Business Insider’s Henry Blodget asked earlier this year how Walmart, McDonald’s and Starbucks felt paying their employees so little. Henoted that they could pay employees an additional $5,000 a year out of their operating profits and still make “boatloads of money” but have workers living above the poverty line.
Starbucks is marketing a new coffee blend these days—the “Indivisible” blend, which sells for $14.95 a pound. But there’s a new hook behind the even-more-overpriced coffee (their normal blends sell for $9.95 or so): if you buy it, they’ll donate $5 (the $5 more they’re charging for it) to “Create Jobs for USA.”
The money’s actually going to the Opportunity Finance Network, essentially a microlending consortium that funds small businesses.
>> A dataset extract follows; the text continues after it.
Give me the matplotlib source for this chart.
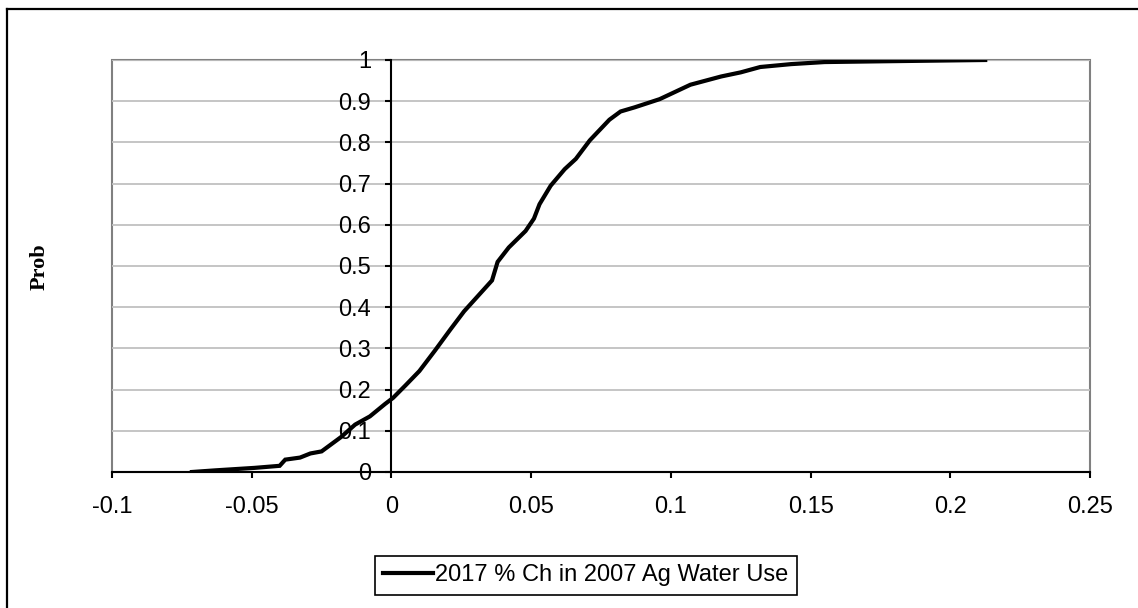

As Keith Spencer at Dissent noted, the irony is stunning—Starbucks, known for putting small businesses out of business when it rolls into a neighborhood, wants to help small businesses get loans?
And of course, if Starbucks wants to help with the US economy, perhaps it could start by paying its workers more. Its average pay for a barista is about $8.74 an hour, which comes out to about $18,111 a year. In 2006, Starbucks settled with the National Labor Relations Board after attempting to bust a union forming in its New York stores.
Erik Forman, a Starbucks employee and union activist fired and then reinstated after an NLRB complaint, told Josh Eidelson at In These Times, “You’re running around like a chicken with its head cut off, trying to make all these drinks, because the stores are understaffed. So you go home at the end of the day exhausted, and you still can’t pay your bills.”
Starbucks’ chief executive, Howard Schultz, meanwhile, made $65 million in 2011 in salary, stock options and bonuses. His “retention bonus” alone was $12 million. According to the company’s own records, it had a record year in 2011, with revenues of $11.7 billion.
It doesn’t seem like Starbucks needs to convince customers to donate money to create jobs. Instead, it could use some of those record profits to make the jobs it’s already created into good jobs. Maybe then its employees could afford some of that expensive coffee.